Effect of Amino Acid Imbalance on Plasma and Tissue Free Amino Acids in the Rat

Abstract
Plasma and tissue free amino acids were measured in rats trained to eat a single meal for 1 hour daily, at intervals after they had been fed a low protein diet or an amino acid-imbalanced diet containing 5.4% of an amino acid mixture lacking threonine. The plasma concentration of the most limiting amino acid, threonine, in rats fed the imbalanced diet, fell rapidly below both the fasting value and the value for rats fed the control diet. The pattern of changes of threonine in the systemic plasma appeared to be a reflection of the changes occurring in the muscle. The pattern of changes in the liver, however, differed from those in muscle and plasma. Threonine concentration in liver of rats fed the imbalanced diet did not fall below that of the control at the 3- and 5-hour intervals. Threonine concentration of intestinal tissues of the imbalanced group was high compared with those of plasma and muscle.

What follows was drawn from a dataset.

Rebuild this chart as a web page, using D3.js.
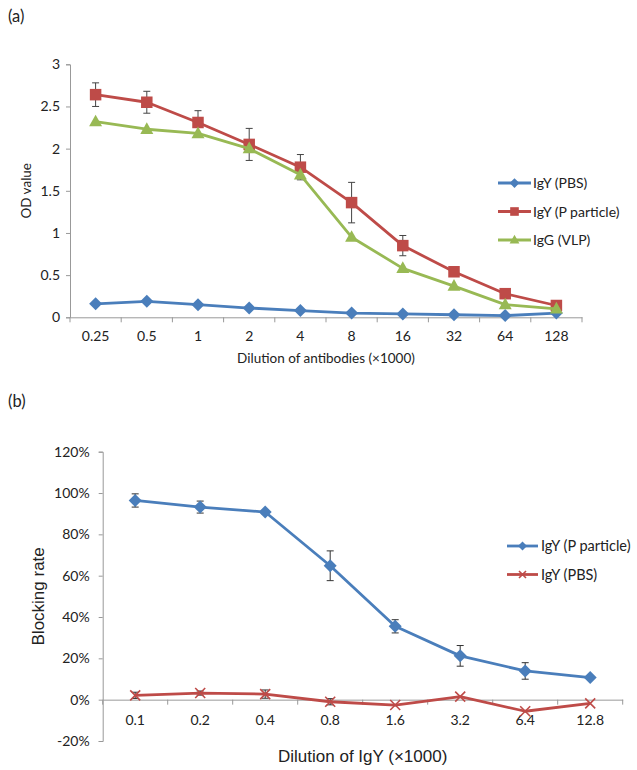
<!DOCTYPE html>
<html><head><meta charset="utf-8">
<script src="https://cdn.jsdelivr.net/npm/d3@7"></script>
<style>body{margin:0;background:#fff}svg{display:block}text{fill:#222}</style>
</head><body>
<svg id="c" width="637" height="770"></svg>
<script>
// ---- Data (a)
const catsA = ["0.25","0.5","1","2","4","8","16","32","64","128"];
const pbsA = [0.16,0.19,0.15,0.11,0.08,0.05,0.04,0.03,0.02,0.05];
const ppA = [2.64,2.55,2.31,2.05,1.78,1.36,0.85,0.54,0.28,0.14];
const ppErrA = [0.14,0.13,0.14,0.19,0.15,0.24,0.12,0,0,0];
const vlpA = [2.32,2.23,2.18,2.0,1.69,0.95,0.58,0.37,0.15,0.10];
const yTicksA = [0,0.5,1,1.5,2,2.5,3];
const namesA = ["IgY (PBS)","IgY (P particle)","IgG (VLP)"];
// ---- Data (b)
const catsB = ["0.1","0.2","0.4","0.8","1.6","3.2","6.4","12.8"];
const ppB = [0.964,0.932,0.908,0.648,0.355,0.212,0.139,0.107];
const ppErrB = [0.032,0.029,0.01,0.072,0.032,0.05,0.04,0];
const pbsB = [0.021,0.032,0.027,-0.01,-0.026,0.015,-0.056,-0.018];
const pbsErrB = [0.015,0.01,0.02,0.015,0,0,0,0];
const yTicksB = [-0.2,0,0.2,0.4,0.6,0.8,1.0,1.2];
const namesB = ["IgY (P particle)","IgY (PBS)"];

const blue="#4a7ebb", red="#be4b48", green="#98b954", axisC="#999";
const fontA = "Lato, 'Open Sans', sans-serif";
const svg = d3.select("#c");

function drawMarker(g, type, color, x, y, s){
  if(type==="diamond"){
    const r=s/2;
    g.append("path").attr("d",`M${x},${y-r}L${x+r},${y}L${x},${y+r}L${x-r},${y}Z`).attr("fill",color);
  } else if(type==="square"){
    g.append("rect").attr("x",x-s/2).attr("y",y-s/2).attr("width",s).attr("height",s).attr("fill",color);
  } else if(type==="triangle"){
    const h=s*0.9;
    g.append("path").attr("d",`M${x},${y-h*0.6}L${x+s/2},${y+h*0.4}L${x-s/2},${y+h*0.4}Z`).attr("fill",color);
  } else if(type==="x"){
    const r=s/2;
    g.append("path").attr("d",`M${x-r},${y-r}L${x+r},${y+r}M${x-r},${y+r}L${x+r},${y-r}`).attr("stroke",color).attr("stroke-width",1.6);
  }
}
const pct = v => Math.round(v*100) + "%";

// ================= Chart (a)
{
  const L=70,R=582,T=64.3,B=317.3;
  const x=d3.scaleBand().domain(catsA).range([L,R]);
  const y=d3.scaleLinear().domain([0,3]).range([B,T]);
  const g=svg.append("g");
  svg.append("text").attr("x",8).attr("y",22).attr("font-family",fontA).attr("font-size",16.5).text("(a)");
  const xa=g.append("g").attr("transform",`translate(0,${B})`).call(d3.axisBottom(x).tickSize(0).tickPadding(14));
  xa.select(".domain").attr("stroke",axisC);
  xa.selectAll("text").attr("font-family",fontA).attr("font-size",14).attr("fill","#222");
  g.selectAll(".xtA").data(d3.range(catsA.length+1)).join("line")
   .attr("x1",i=>L+i*x.step()).attr("x2",i=>L+i*x.step()).attr("y1",B).attr("y2",B+5).attr("stroke",axisC);
  const ya=g.append("g").attr("transform",`translate(${L},0)`).call(d3.axisLeft(y).tickValues(yTicksA).tickSize(4).tickPadding(6).tickFormat(d3.format("")));
  ya.select(".domain").attr("stroke",axisC);
  ya.selectAll("line").attr("stroke",axisC);
  ya.selectAll("text").attr("font-family",fontA).attr("font-size",14).attr("fill","#222");
  svg.append("text").attr("transform",`translate(31,${(T+B)/2}) rotate(-90)`).attr("text-anchor","middle")
    .attr("font-family",fontA).attr("font-size",13.5).text("OD value");
  svg.append("text").attr("x",(L+R)/2).attr("y",363).attr("text-anchor","middle")
    .attr("font-family",fontA).attr("font-size",13.5).text("Dilution of antibodies (×1000)");
  const cx=d=>x(d)+x.bandwidth()/2;
  const line=d3.line();
  const series=[{v:pbsA,c:blue,m:"diamond",s:13,e:null},{v:ppA,c:red,m:"square",s:11.5,e:ppErrA},{v:vlpA,c:green,m:"triangle",s:13,e:null}];
  series.forEach(sr=>{ if(!sr.e) return;
    sr.e.forEach((e,i)=>{ if(!e) return; const X=cx(catsA[i]);
      const y1=y(sr.v[i]+e), y2=y(sr.v[i]-e);
      g.append("path").attr("d",`M${X},${y1}V${y2}M${X-3.5},${y1}H${X+3.5}M${X-3.5},${y2}H${X+3.5}`).attr("stroke","#444").attr("stroke-width",1).attr("fill","none");
    });
  });
  series.forEach(sr=>{
    g.append("path").attr("d",line(sr.v.map((v,i)=>[cx(catsA[i]),y(v)]))).attr("fill","none").attr("stroke",sr.c).attr("stroke-width",2.8).attr("stroke-linejoin","round");
    sr.v.forEach((v,i)=>drawMarker(g,sr.m,sr.c,cx(catsA[i]),y(v),sr.s));
  });
  const ly=[183,211.5,240];
  series.forEach((sr,k)=>{
    g.append("line").attr("x1",498).attr("x2",531).attr("y1",ly[k]).attr("y2",ly[k]).attr("stroke",sr.c).attr("stroke-width",2.8);
    drawMarker(g,sr.m,sr.c,514.5,ly[k],sr.s*0.75);
    g.append("text").attr("x",533).attr("y",ly[k]+5).attr("font-family",fontA).attr("font-size",14).text(namesA[k]);
  });
}

// ================= Chart (b)
{
  const L=102.7,R=622.7;
  const y=d3.scaleLinear().domain([-0.2,1.2]).range([741,451.7]);
  const x=d3.scaleBand().domain(catsB).range([L,R]);
  const g=svg.append("g");
  svg.append("text").attr("x",8).attr("y",407).attr("font-family",fontA).attr("font-size",16.5).text("(b)");
  const Y0=y(0);
  const xa=g.append("g").attr("transform",`translate(0,${Y0})`).call(d3.axisBottom(x).tickSize(0).tickPadding(15));
  xa.select(".domain").attr("stroke",axisC);
  xa.selectAll("text").attr("font-family",fontA).attr("font-size",14).attr("fill","#222");
  g.selectAll(".xtB").data(d3.range(catsB.length+1)).join("line")
   .attr("x1",i=>L+i*x.step()).attr("x2",i=>L+i*x.step()).attr("y1",Y0).attr("y2",Y0+5).attr("stroke",axisC);
  const ya=g.append("g").attr("transform",`translate(${L},0)`).call(d3.axisLeft(y).tickValues(yTicksB).tickSize(4).tickPadding(9).tickFormat(pct));
  ya.select(".domain").attr("stroke",axisC);
  ya.selectAll("line").attr("stroke",axisC);
  ya.selectAll("text").attr("font-family",fontA).attr("font-size",14).attr("fill","#222");
  svg.append("text").attr("transform",`translate(44,${y(0.5)}) rotate(-90)`).attr("text-anchor","middle")
    .attr("font-family","'Liberation Sans', Arial, sans-serif").attr("font-size",17).text("Blocking rate");
  svg.append("text").attr("x",(L+R)/2).attr("y",762).attr("text-anchor","middle")
    .attr("font-family","'Liberation Sans', Arial, sans-serif").attr("font-size",17).text("Dilution of IgY (×1000)");
  const cx=d=>x(d)+x.bandwidth()/2;
  const line=d3.line();
  const series=[{v:ppB,c:blue,m:"diamond",s:13,e:ppErrB},{v:pbsB,c:red,m:"x",s:10,e:pbsErrB}];
  series.forEach(sr=>{
    sr.e.forEach((e,i)=>{ if(!e) return; const X=cx(catsB[i]);
      const y1=y(sr.v[i]+e), y2=y(sr.v[i]-e);
      g.append("path").attr("d",`M${X},${y1}V${y2}M${X-3.5},${y1}H${X+3.5}M${X-3.5},${y2}H${X+3.5}`).attr("stroke","#333").attr("stroke-width",1).attr("fill","none");
    });
  });
  series.forEach(sr=>{
    g.append("path").attr("d",line(sr.v.map((v,i)=>[cx(catsB[i]),y(v)]))).attr("fill","none").attr("stroke",sr.c).attr("stroke-width",2.8).attr("stroke-linejoin","round");
    sr.v.forEach((v,i)=>drawMarker(g,sr.m,sr.c,cx(catsB[i]),y(v),sr.s));
  });
  const ly=[546,574.5];
  series.forEach((sr,k)=>{
    g.append("line").attr("x1",507).attr("x2",538).attr("y1",ly[k]).attr("y2",ly[k]).attr("stroke",sr.c).attr("stroke-width",2.8);
    drawMarker(g,sr.m,sr.c,522.5,ly[k],sr.s*0.7);
    g.append("text").attr("x",541).attr("y",ly[k]+5).attr("font-family",fontA).attr("font-size",14.5).text(namesB[k]);
  });
}
</script>
</body></html>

Plasma threonine concentration of rats fed the imbalanced diet ad libitum paralleled food intake rather closely, i.e., threonine concentration fell below that of the control when food intake was depressed, but at the end of the 22-day experimental period increased above the control value when the food intake also increased above that of the control. Plasma amino acid pattern of rats fed a protein-free diet more closely resembled that of rats fed the control diet.